▼▼▼

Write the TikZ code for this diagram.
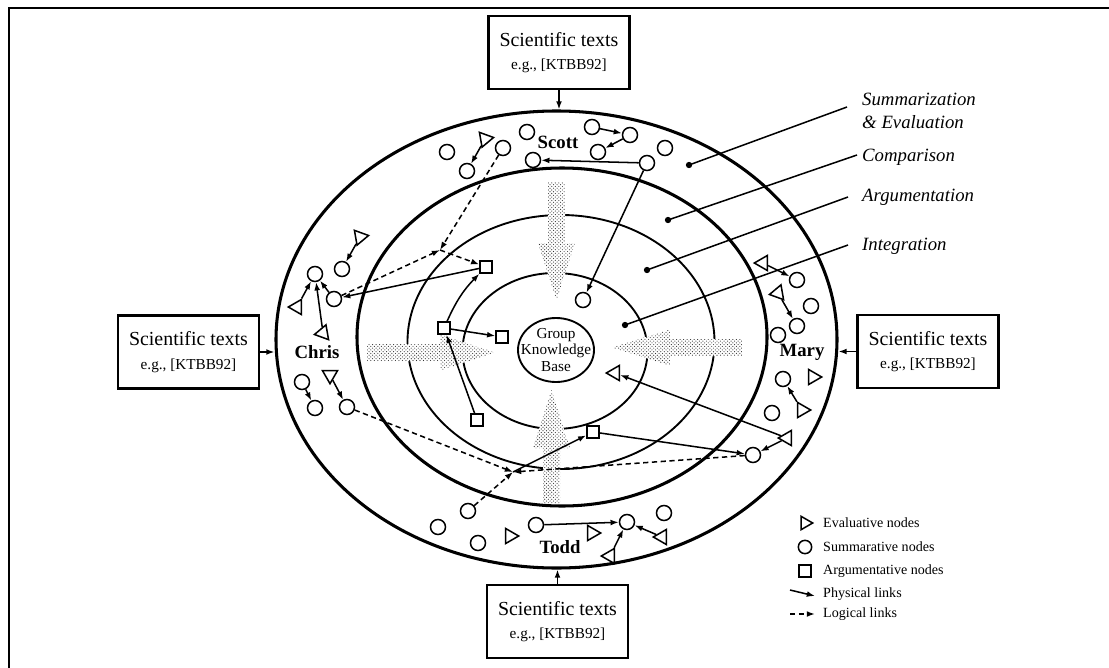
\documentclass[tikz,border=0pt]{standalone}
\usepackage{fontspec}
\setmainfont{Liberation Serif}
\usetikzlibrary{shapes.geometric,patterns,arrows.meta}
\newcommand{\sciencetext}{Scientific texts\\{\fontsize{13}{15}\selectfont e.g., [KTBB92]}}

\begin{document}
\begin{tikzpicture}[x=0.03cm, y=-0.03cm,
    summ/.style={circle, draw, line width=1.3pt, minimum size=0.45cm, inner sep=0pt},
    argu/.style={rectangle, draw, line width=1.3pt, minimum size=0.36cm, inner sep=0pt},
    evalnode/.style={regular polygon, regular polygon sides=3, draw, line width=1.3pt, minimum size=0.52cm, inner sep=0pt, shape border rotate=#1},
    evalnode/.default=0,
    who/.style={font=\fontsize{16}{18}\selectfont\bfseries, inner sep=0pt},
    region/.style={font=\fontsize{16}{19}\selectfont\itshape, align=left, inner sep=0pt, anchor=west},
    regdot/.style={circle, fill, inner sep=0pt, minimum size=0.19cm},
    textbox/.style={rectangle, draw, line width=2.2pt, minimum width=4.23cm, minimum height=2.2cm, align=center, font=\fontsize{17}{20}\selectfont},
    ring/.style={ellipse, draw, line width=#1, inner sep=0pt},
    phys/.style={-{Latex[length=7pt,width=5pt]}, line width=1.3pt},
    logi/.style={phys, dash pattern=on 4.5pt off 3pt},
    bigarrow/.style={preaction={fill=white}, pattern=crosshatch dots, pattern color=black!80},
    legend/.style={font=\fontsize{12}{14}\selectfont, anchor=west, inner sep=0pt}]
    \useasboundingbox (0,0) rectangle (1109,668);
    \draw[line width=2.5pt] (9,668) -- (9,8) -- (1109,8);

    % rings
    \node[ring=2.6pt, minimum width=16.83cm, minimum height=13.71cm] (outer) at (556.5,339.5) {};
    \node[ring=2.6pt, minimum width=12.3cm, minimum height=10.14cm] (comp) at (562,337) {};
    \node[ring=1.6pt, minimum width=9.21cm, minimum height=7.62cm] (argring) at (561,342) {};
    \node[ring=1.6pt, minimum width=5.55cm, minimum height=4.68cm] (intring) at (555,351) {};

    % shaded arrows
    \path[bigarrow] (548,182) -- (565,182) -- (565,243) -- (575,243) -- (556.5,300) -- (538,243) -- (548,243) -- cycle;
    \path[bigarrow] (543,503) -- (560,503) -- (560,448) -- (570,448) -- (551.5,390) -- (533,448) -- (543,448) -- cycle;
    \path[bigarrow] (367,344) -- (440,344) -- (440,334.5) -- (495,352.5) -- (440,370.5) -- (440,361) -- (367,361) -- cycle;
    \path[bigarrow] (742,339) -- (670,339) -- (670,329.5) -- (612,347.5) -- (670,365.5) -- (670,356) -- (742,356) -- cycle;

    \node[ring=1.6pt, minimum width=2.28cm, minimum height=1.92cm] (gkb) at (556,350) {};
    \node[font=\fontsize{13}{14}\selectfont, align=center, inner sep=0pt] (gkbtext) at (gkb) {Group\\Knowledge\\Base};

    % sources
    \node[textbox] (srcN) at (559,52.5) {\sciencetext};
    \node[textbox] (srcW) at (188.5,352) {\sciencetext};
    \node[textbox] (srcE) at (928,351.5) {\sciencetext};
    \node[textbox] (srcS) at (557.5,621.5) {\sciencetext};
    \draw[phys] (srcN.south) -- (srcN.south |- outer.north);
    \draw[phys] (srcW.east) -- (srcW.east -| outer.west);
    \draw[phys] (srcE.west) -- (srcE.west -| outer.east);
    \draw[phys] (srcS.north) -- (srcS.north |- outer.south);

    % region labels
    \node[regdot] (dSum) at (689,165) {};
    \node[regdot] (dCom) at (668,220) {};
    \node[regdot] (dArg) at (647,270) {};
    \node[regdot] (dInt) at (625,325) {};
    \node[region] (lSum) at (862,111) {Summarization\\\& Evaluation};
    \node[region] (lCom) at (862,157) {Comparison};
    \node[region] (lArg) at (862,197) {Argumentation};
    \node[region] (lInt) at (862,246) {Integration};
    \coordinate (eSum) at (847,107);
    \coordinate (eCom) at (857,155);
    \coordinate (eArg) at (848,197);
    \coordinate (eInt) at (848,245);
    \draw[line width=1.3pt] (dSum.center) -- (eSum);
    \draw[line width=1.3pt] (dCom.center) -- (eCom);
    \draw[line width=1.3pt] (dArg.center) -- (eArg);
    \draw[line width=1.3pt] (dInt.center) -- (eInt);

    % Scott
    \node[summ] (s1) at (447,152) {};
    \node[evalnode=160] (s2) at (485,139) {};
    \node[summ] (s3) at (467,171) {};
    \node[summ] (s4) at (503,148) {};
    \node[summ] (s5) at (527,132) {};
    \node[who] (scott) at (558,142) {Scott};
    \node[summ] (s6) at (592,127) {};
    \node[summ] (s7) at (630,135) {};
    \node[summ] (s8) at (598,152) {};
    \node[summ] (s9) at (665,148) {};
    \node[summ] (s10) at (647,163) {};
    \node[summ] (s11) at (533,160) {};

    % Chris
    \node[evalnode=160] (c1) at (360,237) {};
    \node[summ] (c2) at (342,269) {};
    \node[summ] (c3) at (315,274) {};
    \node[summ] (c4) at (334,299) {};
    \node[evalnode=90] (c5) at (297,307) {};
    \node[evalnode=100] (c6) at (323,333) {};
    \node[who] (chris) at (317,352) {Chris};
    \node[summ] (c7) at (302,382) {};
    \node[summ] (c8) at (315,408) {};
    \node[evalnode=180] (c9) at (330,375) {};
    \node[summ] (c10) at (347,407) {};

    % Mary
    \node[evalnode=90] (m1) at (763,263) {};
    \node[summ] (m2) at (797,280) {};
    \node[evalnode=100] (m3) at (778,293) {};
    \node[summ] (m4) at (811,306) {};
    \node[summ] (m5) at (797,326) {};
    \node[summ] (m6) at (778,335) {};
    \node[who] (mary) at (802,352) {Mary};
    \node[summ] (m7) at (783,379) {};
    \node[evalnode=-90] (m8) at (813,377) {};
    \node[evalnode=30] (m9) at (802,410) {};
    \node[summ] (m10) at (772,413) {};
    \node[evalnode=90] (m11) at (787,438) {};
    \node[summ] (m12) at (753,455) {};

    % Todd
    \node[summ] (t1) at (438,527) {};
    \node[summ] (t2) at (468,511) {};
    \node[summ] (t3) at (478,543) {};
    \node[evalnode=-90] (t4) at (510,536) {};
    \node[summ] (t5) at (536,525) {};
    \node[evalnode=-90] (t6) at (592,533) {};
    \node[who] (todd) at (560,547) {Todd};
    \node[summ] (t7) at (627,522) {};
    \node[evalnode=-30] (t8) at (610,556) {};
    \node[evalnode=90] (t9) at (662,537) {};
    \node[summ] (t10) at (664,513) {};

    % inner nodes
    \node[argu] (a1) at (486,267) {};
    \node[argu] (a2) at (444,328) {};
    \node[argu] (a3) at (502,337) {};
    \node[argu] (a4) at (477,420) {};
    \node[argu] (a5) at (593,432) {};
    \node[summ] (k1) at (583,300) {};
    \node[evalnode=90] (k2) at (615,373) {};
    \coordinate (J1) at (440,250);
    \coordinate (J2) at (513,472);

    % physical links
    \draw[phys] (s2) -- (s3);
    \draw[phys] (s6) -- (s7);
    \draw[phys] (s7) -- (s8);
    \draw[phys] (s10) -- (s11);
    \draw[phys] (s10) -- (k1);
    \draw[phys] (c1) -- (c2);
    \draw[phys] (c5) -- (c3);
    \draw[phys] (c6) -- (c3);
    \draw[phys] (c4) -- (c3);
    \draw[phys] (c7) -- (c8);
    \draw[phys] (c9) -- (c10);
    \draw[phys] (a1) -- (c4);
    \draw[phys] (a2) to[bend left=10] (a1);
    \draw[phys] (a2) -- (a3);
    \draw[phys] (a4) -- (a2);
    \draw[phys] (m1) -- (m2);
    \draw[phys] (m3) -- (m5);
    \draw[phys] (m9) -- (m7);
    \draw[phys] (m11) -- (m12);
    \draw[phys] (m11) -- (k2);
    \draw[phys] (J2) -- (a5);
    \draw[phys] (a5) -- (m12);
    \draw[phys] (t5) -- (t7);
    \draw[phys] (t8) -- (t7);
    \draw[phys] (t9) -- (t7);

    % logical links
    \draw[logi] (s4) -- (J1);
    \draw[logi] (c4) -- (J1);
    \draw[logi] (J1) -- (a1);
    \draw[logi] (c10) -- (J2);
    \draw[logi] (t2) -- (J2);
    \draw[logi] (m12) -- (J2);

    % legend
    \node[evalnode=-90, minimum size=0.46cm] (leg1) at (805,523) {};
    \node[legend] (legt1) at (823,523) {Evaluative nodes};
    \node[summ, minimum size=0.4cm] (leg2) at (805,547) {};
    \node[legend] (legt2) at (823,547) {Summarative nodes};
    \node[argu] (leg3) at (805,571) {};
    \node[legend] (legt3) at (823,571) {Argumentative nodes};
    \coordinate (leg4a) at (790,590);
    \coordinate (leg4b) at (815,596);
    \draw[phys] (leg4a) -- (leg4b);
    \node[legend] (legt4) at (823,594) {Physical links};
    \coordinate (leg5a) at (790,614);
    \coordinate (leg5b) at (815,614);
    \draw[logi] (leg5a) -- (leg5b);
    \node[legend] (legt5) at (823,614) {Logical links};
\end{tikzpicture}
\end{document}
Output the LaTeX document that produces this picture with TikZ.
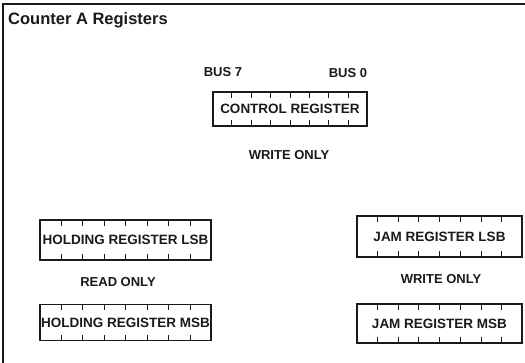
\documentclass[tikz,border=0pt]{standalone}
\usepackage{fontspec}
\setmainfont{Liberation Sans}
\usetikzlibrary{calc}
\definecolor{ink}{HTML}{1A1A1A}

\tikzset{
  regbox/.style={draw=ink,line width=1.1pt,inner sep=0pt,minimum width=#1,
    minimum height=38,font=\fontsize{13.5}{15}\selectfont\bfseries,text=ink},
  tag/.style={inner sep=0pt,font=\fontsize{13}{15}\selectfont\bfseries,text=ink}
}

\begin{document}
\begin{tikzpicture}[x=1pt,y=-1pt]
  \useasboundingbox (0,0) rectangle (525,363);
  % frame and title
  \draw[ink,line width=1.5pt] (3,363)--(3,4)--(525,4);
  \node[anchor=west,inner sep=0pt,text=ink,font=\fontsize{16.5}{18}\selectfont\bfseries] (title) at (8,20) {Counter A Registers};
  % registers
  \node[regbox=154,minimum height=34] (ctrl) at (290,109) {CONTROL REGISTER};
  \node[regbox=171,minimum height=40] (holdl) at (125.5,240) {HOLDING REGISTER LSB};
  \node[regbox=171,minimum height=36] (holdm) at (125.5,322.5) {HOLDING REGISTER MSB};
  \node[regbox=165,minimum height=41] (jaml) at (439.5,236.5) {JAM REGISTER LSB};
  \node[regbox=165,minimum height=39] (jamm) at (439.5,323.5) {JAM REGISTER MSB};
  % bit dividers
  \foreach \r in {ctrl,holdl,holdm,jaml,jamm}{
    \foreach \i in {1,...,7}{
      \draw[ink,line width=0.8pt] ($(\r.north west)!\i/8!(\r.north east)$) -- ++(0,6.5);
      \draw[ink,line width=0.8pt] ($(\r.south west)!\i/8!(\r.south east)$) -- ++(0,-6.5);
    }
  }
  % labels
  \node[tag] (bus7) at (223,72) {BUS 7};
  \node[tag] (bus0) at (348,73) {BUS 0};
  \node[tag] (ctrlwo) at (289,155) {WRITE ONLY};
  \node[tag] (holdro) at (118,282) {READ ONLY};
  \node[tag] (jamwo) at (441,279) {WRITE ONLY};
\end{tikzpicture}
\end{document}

▲▲▲

Exactly as they appear, repeat the lines from the one containing "Output the LaTeX" through the last line of the entries, counting both ends. Pictures stay out.

Output the LaTeX document that produces this picture with TikZ.
\documentclass[tikz,border=0pt]{standalone}
\usepackage{fontspec}
\setmainfont{Liberation Sans}
\usetikzlibrary{calc}
\definecolor{ink}{HTML}{1A1A1A}

\tikzset{
  regbox/.style={draw=ink,line width=1.1pt,inner sep=0pt,minimum width=#1,
    minimum height=38,font=\fontsize{13.5}{15}\selectfont\bfseries,text=ink},
  tag/.style={inner sep=0pt,font=\fontsize{13}{15}\selectfont\bfseries,text=ink}
}

\begin{document}
\begin{tikzpicture}[x=1pt,y=-1pt]
  \useasboundingbox (0,0) rectangle (525,363);
  % frame and title
  \draw[ink,line width=1.5pt] (3,363)--(3,4)--(525,4);
  \node[anchor=west,inner sep=0pt,text=ink,font=\fontsize{16.5}{18}\selectfont\bfseries] (title) at (8,20) {Counter A Registers};
  % registers
  \node[regbox=154,minimum height=34] (ctrl) at (290,109) {CONTROL REGISTER};
  \node[regbox=171,minimum height=40] (holdl) at (125.5,240) {HOLDING REGISTER LSB};
  \node[regbox=171,minimum height=36] (holdm) at (125.5,322.5) {HOLDING REGISTER MSB};
  \node[regbox=165,minimum height=41] (jaml) at (439.5,236.5) {JAM REGISTER LSB};
  \node[regbox=165,minimum height=39] (jamm) at (439.5,323.5) {JAM REGISTER MSB};
  % bit dividers
  \foreach \r in {ctrl,holdl,holdm,jaml,jamm}{
    \foreach \i in {1,...,7}{
      \draw[ink,line width=0.8pt] ($(\r.north west)!\i/8!(\r.north east)$) -- ++(0,6.5);
      \draw[ink,line width=0.8pt] ($(\r.south west)!\i/8!(\r.south east)$) -- ++(0,-6.5);
    }
  }
  % labels
  \node[tag] (bus7) at (223,72) {BUS 7};
  \node[tag] (bus0) at (348,73) {BUS 0};
  \node[tag] (ctrlwo) at (289,155) {WRITE ONLY};
  \node[tag] (holdro) at (118,282) {READ ONLY};
  \node[tag] (jamwo) at (441,279) {WRITE ONLY};
\end{tikzpicture}
\end{document}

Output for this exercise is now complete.